Chebeya : des policiers en fuite tiennent la vedette

Mercredi 22 avril 2015 - 10:42

Faut-il surseoir les poursuites à l’encontre des policiers en fuite (Paul Mwilambwe, Christian Ngoy Kenga Kenga et Jacques Mugabo) afin d’accélérer le procès sur l’assassinat de l’activiste des droits de l’homme Floribert Chebeya ? Cette question a dominé l’audience d’hier mardi 21 avril 2015 à la Prison centrale de Makala, où s’est rouvert le débat sur cette affaire, après plus de deux années d’interruption. La Haute Cour Militaire (HCM) qui a siégé en audience foraine en appel, a soumis au débat cette proposition selon laquelle les trois fugitifs n’étant toujours pas là, dans le souci de la célérité, de procéder à la surséance de leurs poursuites en vertu de l’article 94 du Code de procédure civile.

Proposition approuvée par le conseil des prévenus ainsi que par le Ministère public, ce dernier a cependant nuancé en demandant à la Cour, l’application de l’article 94 du Code judiciaire, militaire laquelle évoque plutôt la disjonction des poursuites. « Pour gagner du temps, la Cour devrait juger uniquement les accusés présents, en opérant une disjonction des poursuites entre eux et les accusés en fuite... », a souligné l’organe de la loi.

Quant à la République, civilement responsable, elle a proposé la surséance des poursuites et que la Cour statue séparément.
Foncièrement opposée à toutes ces propositions (disjonction ou surséance), la partie civile a soutenu que les propos et les actes posés par le policier Paul Mwilambwe, actuellement refugié à Dakar (Sénégal), risquent de ne pas être pris en compte. « Que la Cour puisse plutôt retenir le défaut à leur charge et continuer l’instruction afin que plus, tard soit constituée une commission rogatoire au Sénégal, afin de l’entendre sur procès-verbal et ramener son audition au procès, à défaut de l’extrader à Kinshasa... », ont soutenu les avocats de la famille Chebeya et Bazana.
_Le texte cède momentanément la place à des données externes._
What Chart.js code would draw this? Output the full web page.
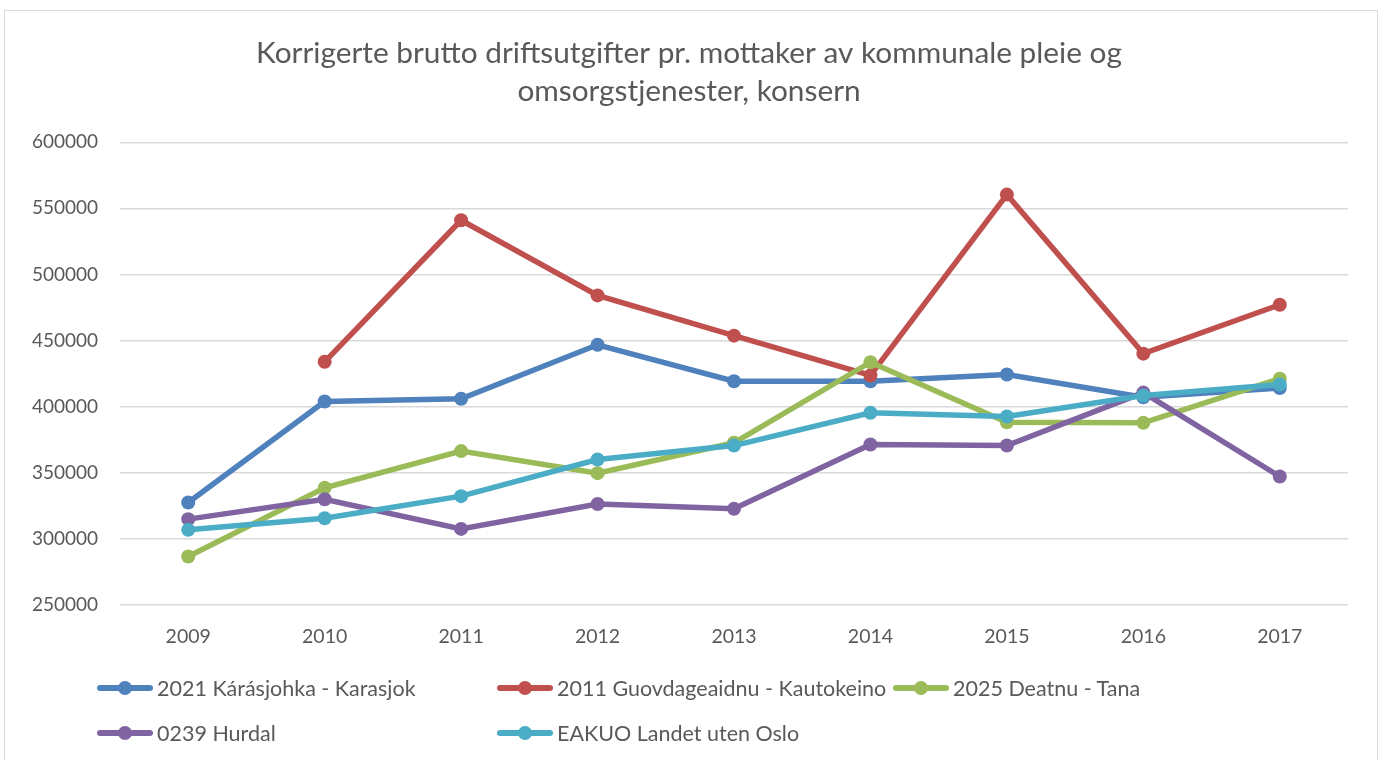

A les en croire, cela fausserait le procès enfle permettant pas d’entendre le témoignage de Paul Mwilambwe qui amis en cause l’ancien chef de la police, le général John Numbi.
Au regard de ces positions discordantes, la Cour a pris l’affaire en délibéré et renvoyé l’audience au 30 avril prochain, afin de rencontrer les préoccupations des uns et des autres.
Cette affaire, convient-il de signaler, toujours en phase d’appel devant la HCM n’a jamais examiné, ni mis en cause le général Numbi. Cependant, suite aux révélations de l’ex-Major Mwilambwe, un des coaccusés en fuite, toujours réfugié au Sénégal, les frères et sœurs de Chebeya avaient déposé une plainte en 2012 auprès de l’Auditorat Général des FARDC contre cet officier général. Dans sa réponse, la même année, l’Auditeur général avait toutefois rejeté cette plainte, estimant que les faits étaient identiques à ceux pour lesquels il avait déjà été saisi par la veuve Chebeya. Une première plainte déposée par elle, déjà en 2010, avait mené à un procès devant la Cour militaire qui a reconnu la culpabilité d’une série d’accusés, dont le Colonel Mukalay.
Face au refus d’examiner une deuxième plainte à l’encontre du général Numbi, certaines parties civiles au procès Chebeya ont déposé, depuis deux semaines, une requête de prise à partie contre l’Auditeur Général des Forces Armées de la RDC (FARDC), le général Ponde, devant la Cour Suprême de Justice. Démarche des frères et sœurs de Floribert Chebeya, l’objectif de leur requête est de démontrer les défauts de l’enquêté entourant le décès de Chebeya et de demander la poursuite de l’instruction à charge du général John Numbi. Pour rappel, Floribert Chebeya, président de l’ONG congolaise « La Voix des Sans Voix »et figure emblématique de la défense des droits de l’Homme en RDC, avait été retrouvé mort dans son véhicule le 2 juin 2010, dans la périphérie de Kinshasa. La veille, il s’était rendu à un rendez-vous à l’inspection générale de la police, où il devait en principe rencontrer le général Numbi. Le corps de son chauffeur, Fidèle Bazana, n’a toujours pas été retrouvé.